Another Nissan release at the Tokyo Show was the e-NV200 all-electric, BEV van. The front wheel drive show vehicle was fitted with an integrated fridge body: cooled by a refrigeration unit with its own lithium-ion battery pack.



The Toyota subsidiary has for a long time concentrated on compact vehicles: particularly the tax-encouraged sub-700cc minivan and mini-people-mover market. The Tokyo Show release was the DN U-Space van, with three-cylinder 660cc petrol power and sliding doors on both sides.

A hint of future electrification of this market came in the form of the DN ProCargo concept vehicle, with a low, flat floor and 1.6-metre headroom throughout.

Daihatsu’s DN Trec made its world debut. This compact SUV featured a 1.2-litre petrol-hybrid powertrain.

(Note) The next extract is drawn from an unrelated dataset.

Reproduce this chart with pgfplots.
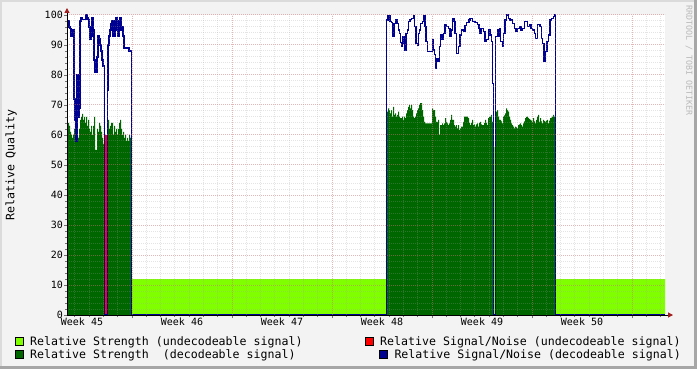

Suzuki previewed its XBEE range of small SUVs, powered by 1.0-litre turbo petrol engines, with mild hybrid electrification.

The company also showed two Spacia mini-van concept vehicles that looked production-ready.



The global market leader had several way-out concept vehicles on display, but the most practical was the cubist TJ Cruiser SUV. This wagon looked almost production-ready and may be powered by a two-litre petrol-hybrid powertrain.

Toyota is backing fuel cell technology and displayed the FCV SORA city bus and JPN taxi that are expected to be in production before the Tokyo Olympic Games in 2020.

Toyota Body displayed an interesting LCV van and people mover concept, featuring teardrop side windows and dual sliding doors.



Electrification component makers

There was a raft of suppliers ready to provide auto makers with electric bits and pieces.


The Europe-based conglomerate showed off its latest electric transaxle assembly, combining motor and reduction gearing in a chassis-mounted module, with half-shafts to the wheels.

Interestingly, this display included brake discs mounted to the wheel rims, not the hubs.



Best known for its piston business the German maker introduced a 48-volt mild-hybrid package, with twin motors. The integrated unit was a plug and play design, with 40-60kW and 80-160Nm outputs.



Bosch displayed a schematic chassis with integrated electric motor and reduction gearing, driving to half shafts.



This components-manufacturing giant displayed an electric motor that demonstrated clearly the simplicity and weight-saving potential of electric propulsion.

The electric motor was a permanent-magnet, synchronous motor from a Formula E racing car. The specifications were most impressive: 500-700V DC input for 220kW and 440Nm, from a weight of only 27.5kg.



This Japanese supplier displayed a number of electric drive components, including production-ready motor-in-wheel units, a prototype compact example and a chassis-mounted motor and transmission for the rear wheel drive function on SUVs.



This local supplier displayed a production motor-in-wheel assembly and a way-out Flex Corner Module concept. This active display showed that the wishbones and steering arms were telescopic and able to vary steering arcs, track width, toe-in and toe-out and camber.




This specialist transmission maker released its CVT8 model at the Show. This new continuously variable transmission combines the seamless gear reduction of a CVT with hybrid electric integration.



Nuts ’n’ bolts

The mechanical side of the auto business continues to innovate, because even with electrification there’s still a need for reduction gearing, constant velocity joints, bearings and brakes.


The company’s latest development on display was a new, low-vibration CV joint that boasted a 30-degree operating angle and with a claimed reduction of 50-percent in shudder value. This has been achieved by employing a tripod design.


A name best known for prowess in the Sumo world is also one of Japan’s best known brake manufacturers. Concerned with the considerable amount of dust emissions from conventional friction brakes, this company is developing alternatives.

On display was a prototype magnetorheological fluid brake that used electrical current to alter the viscosity of internal fluid, to create a braking effect inside a sealed hub housing.